Controlling dissolved hydrogen in liquid aluminium alloys is a critical requirement for the aluminium industry.
Aluminium producers and foundries around the world are investing heavily to ensure that dissolved hydrogen levels remain within acceptable limits. If the hydrogen content is too high during solidification, there is a possibility of cavities / pores forming.
Conversely, a moderate hydrogen content can be desirable under certain conditions in order to positively influence the properties of the flow and mould filling capacity relevant to casting, as well as the feeding capacity and shrinkage.
As such, an optimum hydrogen content exists, which should ideally be processed in a controlled manner during casting.
Hydrogen measurement can be carried out by sampling or through in-situ measurement in the melt. IDECO therefore offers two different measuring processes.
In-situ measurement using a HYCAL hydrogen measuring device from the manufacturer EMC, is based on a ceramic material (CaZrO3-In) that is able to conduct hydrogen ions at elevated temperatures. If the reference hydrogen concentration is known, a hydrogen concentration cell is used.

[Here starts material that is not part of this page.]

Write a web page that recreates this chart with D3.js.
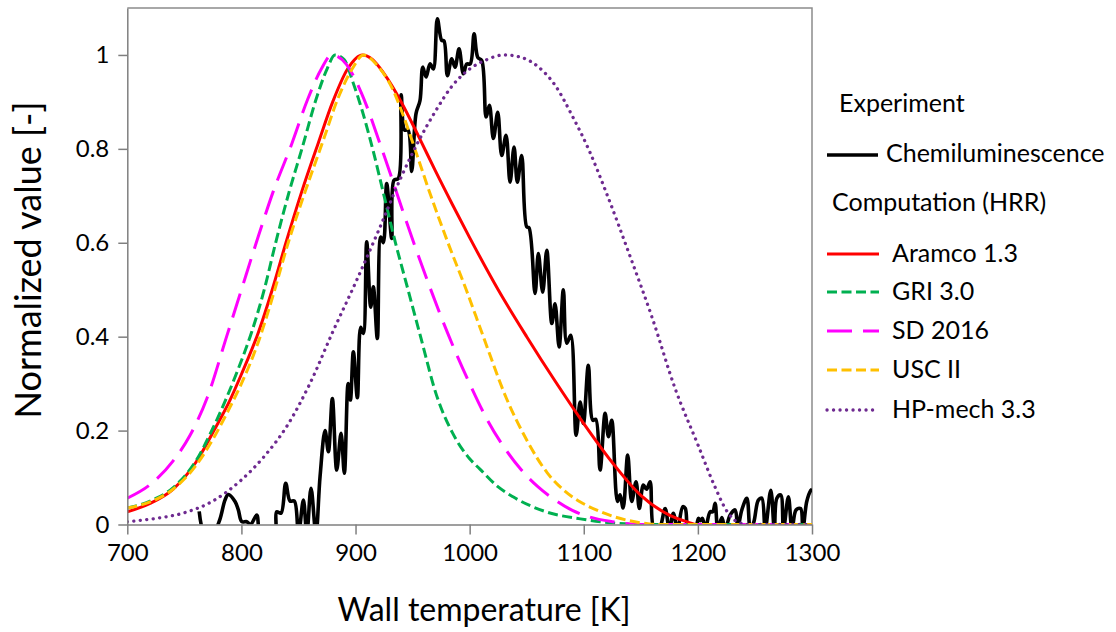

The sensor contains a patented solid state reference that provides a known pH2 value for a given temperature. Depending on the pH2 difference between the external and internal chamber of the sensor, voltage is generated which - in conjunction with the temperature and the hydrogen solubility of the respective alloy - enables an accurate measurement of the hydrogen to be determined.
The following schematic diagram shows how a voltage is generated on the wall of the calcium zirconate material exposed to a pH2 difference.
The IDECO® Hydrogen-Analyser is a system for quick and accurate determination and analysis of the current hydrogen content in aluminium alloys by means of sampling.
The applied measurement technique is based on the principle of the "first gas bubble" according to Y. Dardel.
To facilitate the measurement, the melt sample is poured into a crucible heated to an appropriate temperature, which can be evacuated. As soon as the ambient pressure is less than or equal to the partial pressure of the gas dissolved in the melt, the dissolved gas escapes from the melt. This is visible through the emergence of bubbles on the metal surface.
Because hydrogen is the only dissolved gas in aluminium, this process serves to determine the hydrogen partial pressure. A "real" bubble is a bubble that is followed by the emergence of further bubbles in quick succession.
The hydrogen content is calculated from the hydrogen partial pressure determined in this way, the simultaneous melt temperature, the time course of solidification and the constants. The hydrogen concentration in the melt can be calculated using Sieverts' law.
The calculation takes place as follows:
log CH = 0.5 * log pH - A / T + B
CH Concentration of hydrogen dissolved in aluminium in cm³/100g
pH Partial pressure of hydrogen in mbar
T Temperature of the melt in K
A, B Constants for consideration of the alloy to be tested
The constants take into account aspects including the solubility of elements such as silicon, magnesium, copper and manganese.